Innovation in the cloud

Innovation in the cloud

Cloud computing has been developing rapidly over the last five years. Emma Blee speaks to Dr Terry Harmer about what the future holds for cloud computing.

While innovation in cloud computing continues to develop, a culture and attitude change could be just as important as the technological developments.

Dr Harmer from Belfast e-Science at Queen’s University says that “many of the technologies in cloud are not new” but that the way they are used can be different.

He explains that cloud computing requires a different approach to building applications that focuses on the requirements of an infrastructure rather than the features of a particular infrastructure.

In years to come, Harmer sees further development and innovation in the allocation of resources for application needs. He also predicts that there will be independent management of infrastructure where applications grow and contract to reflect demand. Harmer says that down the line applications will become self-healing and fraud tolerant.

Security is a major area for innovation, he adds, but because the legislative process is slow it can be difficult to govern cloud computing.
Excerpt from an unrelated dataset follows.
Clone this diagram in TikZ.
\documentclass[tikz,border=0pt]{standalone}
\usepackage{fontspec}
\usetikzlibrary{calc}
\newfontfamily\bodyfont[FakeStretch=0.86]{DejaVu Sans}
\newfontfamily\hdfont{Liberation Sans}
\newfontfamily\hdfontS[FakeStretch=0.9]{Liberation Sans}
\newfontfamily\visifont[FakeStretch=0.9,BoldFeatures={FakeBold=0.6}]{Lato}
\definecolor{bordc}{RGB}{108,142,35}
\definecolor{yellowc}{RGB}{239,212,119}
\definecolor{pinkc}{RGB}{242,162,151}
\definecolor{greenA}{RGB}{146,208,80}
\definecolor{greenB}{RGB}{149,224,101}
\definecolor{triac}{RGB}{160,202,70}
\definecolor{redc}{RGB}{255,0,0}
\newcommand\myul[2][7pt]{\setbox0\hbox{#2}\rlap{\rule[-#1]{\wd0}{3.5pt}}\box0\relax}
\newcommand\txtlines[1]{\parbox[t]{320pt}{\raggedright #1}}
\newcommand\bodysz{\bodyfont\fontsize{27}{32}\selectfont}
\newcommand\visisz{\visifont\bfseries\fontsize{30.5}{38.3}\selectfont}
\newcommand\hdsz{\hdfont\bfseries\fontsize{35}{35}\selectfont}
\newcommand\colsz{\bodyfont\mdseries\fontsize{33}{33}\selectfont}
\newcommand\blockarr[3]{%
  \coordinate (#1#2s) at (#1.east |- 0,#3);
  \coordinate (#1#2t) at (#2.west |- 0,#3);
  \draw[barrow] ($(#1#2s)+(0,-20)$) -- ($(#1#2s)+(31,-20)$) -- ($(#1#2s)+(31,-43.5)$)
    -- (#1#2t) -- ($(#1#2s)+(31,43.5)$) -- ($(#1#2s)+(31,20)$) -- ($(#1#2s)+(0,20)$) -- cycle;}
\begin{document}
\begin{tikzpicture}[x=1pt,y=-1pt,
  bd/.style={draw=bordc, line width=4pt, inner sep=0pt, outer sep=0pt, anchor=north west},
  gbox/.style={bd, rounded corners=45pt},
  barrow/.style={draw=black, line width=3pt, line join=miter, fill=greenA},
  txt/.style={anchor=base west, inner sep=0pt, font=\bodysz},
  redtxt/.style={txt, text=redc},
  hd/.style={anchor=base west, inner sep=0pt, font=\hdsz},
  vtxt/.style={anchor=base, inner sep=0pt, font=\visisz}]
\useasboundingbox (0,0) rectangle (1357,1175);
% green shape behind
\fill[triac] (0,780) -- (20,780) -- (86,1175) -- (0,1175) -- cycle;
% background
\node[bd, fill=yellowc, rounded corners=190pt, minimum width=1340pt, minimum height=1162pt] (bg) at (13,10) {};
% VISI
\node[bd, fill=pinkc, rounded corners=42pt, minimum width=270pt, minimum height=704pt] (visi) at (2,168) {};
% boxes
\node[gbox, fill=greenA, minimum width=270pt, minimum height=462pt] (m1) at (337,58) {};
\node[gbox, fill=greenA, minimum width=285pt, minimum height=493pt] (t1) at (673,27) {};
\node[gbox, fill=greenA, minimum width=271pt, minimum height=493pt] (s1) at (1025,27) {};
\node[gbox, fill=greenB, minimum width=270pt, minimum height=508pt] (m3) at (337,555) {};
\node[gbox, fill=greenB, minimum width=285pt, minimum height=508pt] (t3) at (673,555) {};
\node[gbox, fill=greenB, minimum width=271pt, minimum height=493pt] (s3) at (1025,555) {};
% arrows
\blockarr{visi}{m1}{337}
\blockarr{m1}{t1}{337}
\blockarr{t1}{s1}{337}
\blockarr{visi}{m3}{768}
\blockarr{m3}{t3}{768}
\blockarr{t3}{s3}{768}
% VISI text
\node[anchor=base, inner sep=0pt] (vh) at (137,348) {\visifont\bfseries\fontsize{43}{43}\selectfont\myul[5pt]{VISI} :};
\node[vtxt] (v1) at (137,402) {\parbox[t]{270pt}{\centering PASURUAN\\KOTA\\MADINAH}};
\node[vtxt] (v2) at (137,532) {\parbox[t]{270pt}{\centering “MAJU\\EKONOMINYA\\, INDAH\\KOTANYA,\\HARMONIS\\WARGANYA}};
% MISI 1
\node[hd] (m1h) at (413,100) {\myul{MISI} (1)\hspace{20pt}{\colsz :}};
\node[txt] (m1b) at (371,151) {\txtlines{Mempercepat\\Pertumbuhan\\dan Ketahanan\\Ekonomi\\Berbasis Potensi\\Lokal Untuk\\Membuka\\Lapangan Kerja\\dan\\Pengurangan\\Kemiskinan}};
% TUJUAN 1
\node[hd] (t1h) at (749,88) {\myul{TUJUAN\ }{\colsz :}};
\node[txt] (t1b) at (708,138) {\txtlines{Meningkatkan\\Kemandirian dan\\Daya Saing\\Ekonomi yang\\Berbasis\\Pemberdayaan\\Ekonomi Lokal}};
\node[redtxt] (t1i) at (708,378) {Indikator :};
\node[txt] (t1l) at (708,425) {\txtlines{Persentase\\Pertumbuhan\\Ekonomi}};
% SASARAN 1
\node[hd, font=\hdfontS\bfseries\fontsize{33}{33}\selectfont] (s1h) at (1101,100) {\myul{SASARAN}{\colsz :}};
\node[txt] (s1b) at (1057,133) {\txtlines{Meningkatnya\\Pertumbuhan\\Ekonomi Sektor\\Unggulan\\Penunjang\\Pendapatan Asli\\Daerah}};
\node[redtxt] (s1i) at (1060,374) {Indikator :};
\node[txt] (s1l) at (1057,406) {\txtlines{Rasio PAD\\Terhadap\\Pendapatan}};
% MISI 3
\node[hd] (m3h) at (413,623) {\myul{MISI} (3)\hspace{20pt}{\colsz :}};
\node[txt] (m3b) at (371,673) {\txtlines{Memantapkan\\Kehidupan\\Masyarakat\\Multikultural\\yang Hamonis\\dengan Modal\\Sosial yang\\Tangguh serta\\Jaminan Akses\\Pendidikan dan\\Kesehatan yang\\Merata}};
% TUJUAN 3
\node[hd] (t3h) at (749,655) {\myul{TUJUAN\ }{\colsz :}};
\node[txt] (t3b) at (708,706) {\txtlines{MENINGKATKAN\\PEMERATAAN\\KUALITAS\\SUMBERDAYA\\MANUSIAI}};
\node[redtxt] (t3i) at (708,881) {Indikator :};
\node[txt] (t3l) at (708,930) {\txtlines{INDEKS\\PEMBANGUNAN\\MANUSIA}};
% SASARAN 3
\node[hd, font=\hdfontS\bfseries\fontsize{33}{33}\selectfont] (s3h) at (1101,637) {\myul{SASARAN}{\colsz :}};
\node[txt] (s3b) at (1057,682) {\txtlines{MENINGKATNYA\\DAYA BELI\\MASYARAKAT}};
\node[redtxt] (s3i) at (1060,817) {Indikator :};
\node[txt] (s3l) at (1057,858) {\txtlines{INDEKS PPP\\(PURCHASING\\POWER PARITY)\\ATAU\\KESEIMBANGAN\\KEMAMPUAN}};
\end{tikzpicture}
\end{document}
According to Harmer, SMEs are likely to benefit the most from cloud computing as there will be significantly lower IT set-up costs. Companies will be able to pay as they go for IT infrastructure, rather than investing in expensive servers.
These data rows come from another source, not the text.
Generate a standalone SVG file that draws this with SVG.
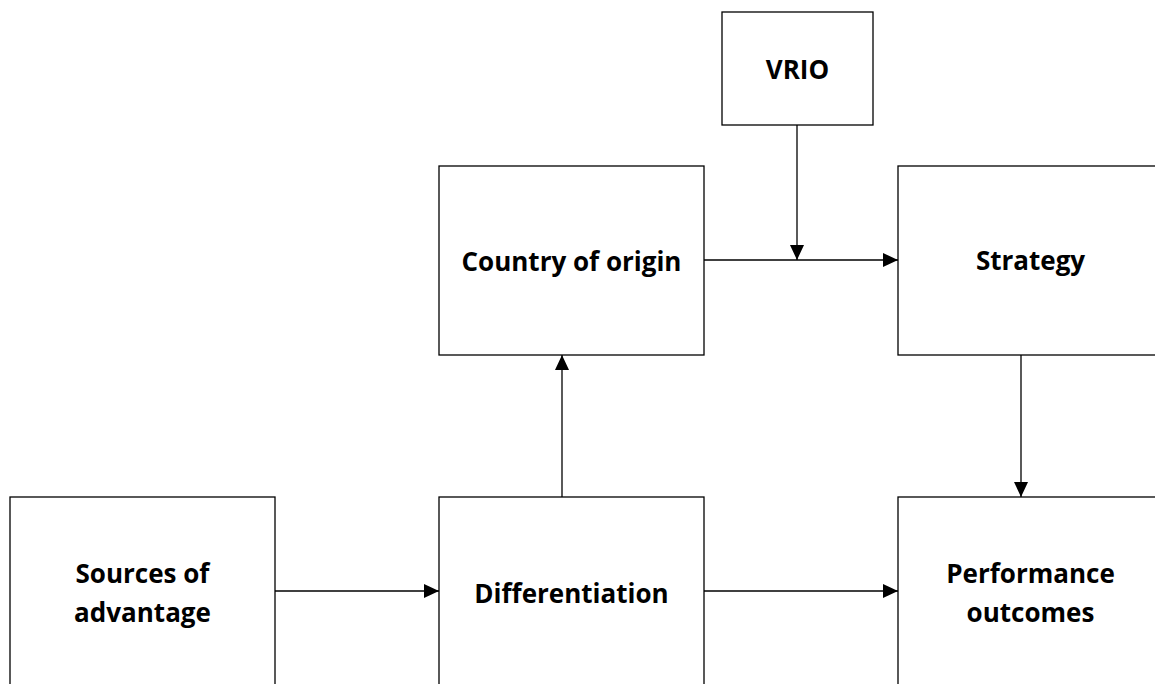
<svg xmlns="http://www.w3.org/2000/svg" width="1155" height="684" viewBox="0 0 1155 684">
<style>
.box{fill:#fff;stroke:#000;stroke-width:1.3}
.lbl{font-family:"Open Sans","Noto Sans","Liberation Sans",sans-serif;font-weight:bold;font-size:26px;fill:#000;text-anchor:middle}
.con{stroke:#000;stroke-width:1.3;fill:none}
</style>
<defs>
<marker id="ah" viewBox="0 0 15 14" refX="15" refY="7" markerWidth="15" markerHeight="14" markerUnits="userSpaceOnUse" orient="auto">
<path d="M0,0 L15,7 L0,14 Z" fill="#000"/>
</marker>
</defs>
<rect width="1155" height="684" fill="#fff"/>
<g id="vrio"><rect class="box" x="722" y="12" width="151" height="113"/><text class="lbl" x="797.5" y="79">VRIO</text></g>
<g id="country"><rect class="box" x="439" y="166" width="265" height="189"/><text class="lbl" x="571.5" y="271">Country of origin</text></g>
<g id="strategy"><rect class="box" x="898" y="166" width="265" height="189"/><text class="lbl" x="1030.5" y="270">Strategy</text></g>
<g id="sources"><rect class="box" x="10" y="497" width="265" height="200"/><text class="lbl" x="142.5" y="583">Sources of</text><text class="lbl" x="142.5" y="622">advantage</text></g>
<g id="differentiation"><rect class="box" x="439" y="497" width="265" height="200"/><text class="lbl" x="571.5" y="603">Differentiation</text></g>
<g id="performance"><rect class="box" x="898" y="497" width="265" height="200"/><text class="lbl" x="1030.5" y="583">Performance</text><text class="lbl" x="1030.5" y="622">outcomes</text></g>
<g id="connectors">
<line class="con" x1="704" y1="260" x2="898" y2="260" marker-end="url(#ah)"/>
<line class="con" x1="797" y1="125" x2="797" y2="260" marker-end="url(#ah)"/>
<line class="con" x1="1021" y1="355" x2="1021" y2="497" marker-end="url(#ah)"/>
<line class="con" x1="275" y1="591" x2="439" y2="591" marker-end="url(#ah)"/>
<line class="con" x1="704" y1="591" x2="898" y2="591" marker-end="url(#ah)"/>
<line class="con" x1="562" y1="497" x2="562" y2="355" marker-end="url(#ah)"/>
</g>
</svg>
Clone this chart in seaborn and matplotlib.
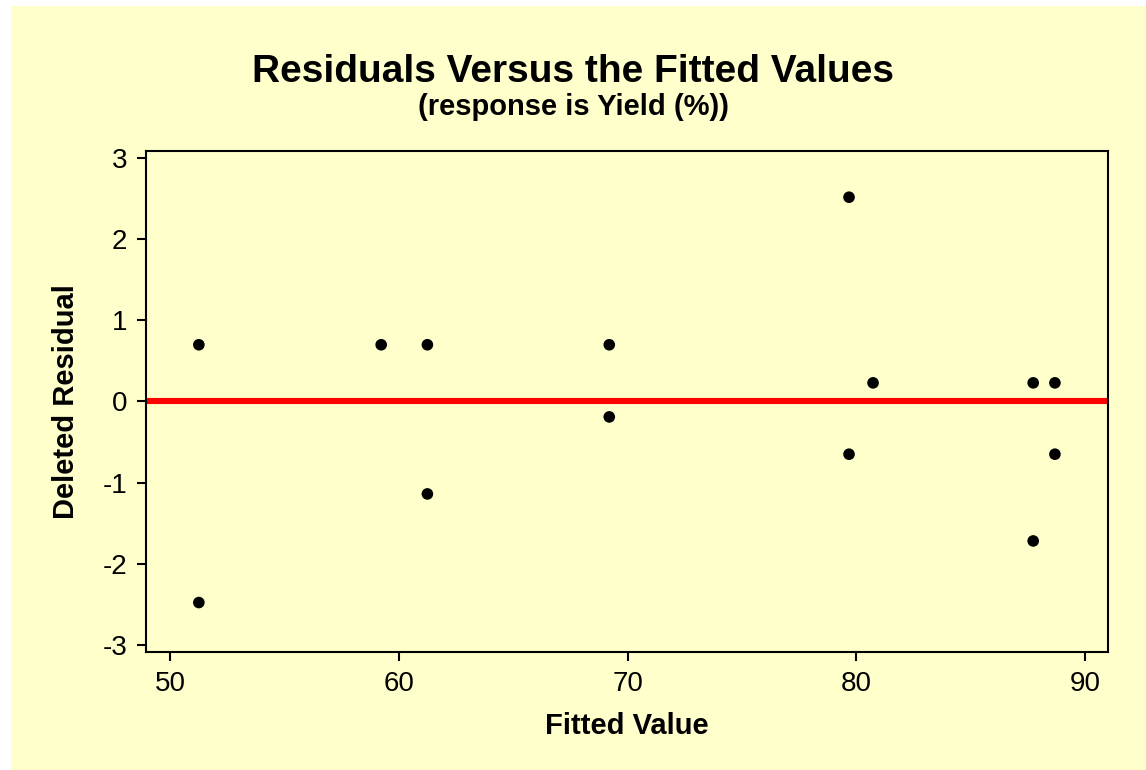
import matplotlib
matplotlib.use("Agg")
import matplotlib.pyplot as plt
import seaborn as sns
import pandas as pd
from matplotlib.patches import Rectangle

# Fitted values and deleted residuals from the yield model
fitted = [51.26, 51.26, 59.23, 61.25, 61.25, 69.20, 69.20,
          79.68, 79.68, 80.73, 87.73, 87.73, 88.68, 88.68]
deleted_resid = [0.70, -2.48, 0.70, 0.70, -1.14, 0.70, -0.19,
                 2.52, -0.65, 0.23, 0.23, -1.72, 0.23, -0.65]
x_ticks = [50, 60, 70, 80, 90]
y_ticks = [-3, -2, -1, 0, 1, 2, 3]
reference_level = 0

df = pd.DataFrame({"Fitted Value": fitted, "Deleted Residual": deleted_resid})

sns.set_theme(style="ticks")
plt.rcParams["font.family"] = ["Liberation Sans", "DejaVu Sans"]
plt.rcParams["axes.unicode_minus"] = False
plt.rcParams["text.color"] = "black"
plt.rcParams["axes.labelcolor"] = "black"

bg = "#FFFFCC"
fig = plt.figure(figsize=(11.46, 7.70), dpi=100, facecolor="white")
fig.patches.append(Rectangle((11 / 1146, 0), 1 - 11 / 1146, 1 - 6 / 770,
                             transform=fig.transFigure, facecolor=bg,
                             edgecolor="none", zorder=-10))

ax = fig.add_axes([146 / 1146, 1 - 652 / 770, (1108 - 146) / 1146, (652 - 151) / 770])
ax.set_facecolor(bg)

sns.scatterplot(data=df, x="Fitted Value", y="Deleted Residual", ax=ax,
                color="black", s=70, edgecolor="none", zorder=3)
ax.axhline(reference_level, color="#FF0000", lw=4.4, zorder=2)

ax.set_xlim(48.95, 91.0)
ax.set_ylim(-3.09, 3.09)
ax.set_xticks(x_ticks)
ax.set_yticks(y_ticks)

for side in ["top", "right", "left", "bottom"]:
    ax.spines[side].set_visible(True)
    ax.spines[side].set_linewidth(1.5)
    ax.spines[side].set_color("black")

ax.tick_params(axis="both", direction="out", length=6.5, width=1.5,
               color="black", labelsize=20, labelcolor="black", pad=7)

ax.set_xlabel("Fitted Value", fontsize=21, fontweight="bold", labelpad=11,
              color="black")
ax.set_ylabel("Deleted Residual", fontsize=21, fontweight="bold", labelpad=16,
              color="black")

fig.text(0.5, 1 - 82 / 770, "Residuals Versus the Fitted Values",
         ha="center", va="baseline", fontsize=28, fontweight="bold",
         color="black")
fig.text(0.5, 1 - 115 / 770, "(response is Yield (%))",
         ha="center", va="baseline", fontsize=21, fontweight="bold",
         color="black")

fig.savefig("out.png", dpi=100, facecolor=fig.get_facecolor())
“Companies can be created quickly and at low costs. New businesses can now start up with basically no computer infrastructure cost. SMEs can operate infrastructures on a scale that were previously only available to governments or large-scale companies and can operate globally without significant cost,” he says.

When asked if innovation in cloud computing within the US is developing quicker than the UK, Harmer explained that the scale of uptake is higher but the market is also larger.

“The UK is surprisingly well-placed to take advantage of cloud technology. There is a good pool of talent available from a number of research and development programmes initiated by government,” he comments.

Uptake of cloud technologies is depends highly on the way people think about IT. Harmer states: “Ultimately [uptake] will depend on companies, government department and educational organisational attitudes. The technology base is available if organisations are open to change. Cloud is as much an organisational transformation as it is a technology transformation.”

The academic says that the US economy is prepared to “embrace new ideas more readily than the UK”.

In the UK “many organisations cannot cope with the notion of not having a machine room with racks of servers that belong to the company. This is jokingly called ‘server-hugging’ but it is very real,” says Harmer.

However, with the current “economic calamity”, he predicts that “greater openness to new ideas may mean cloud adoption is hastened”.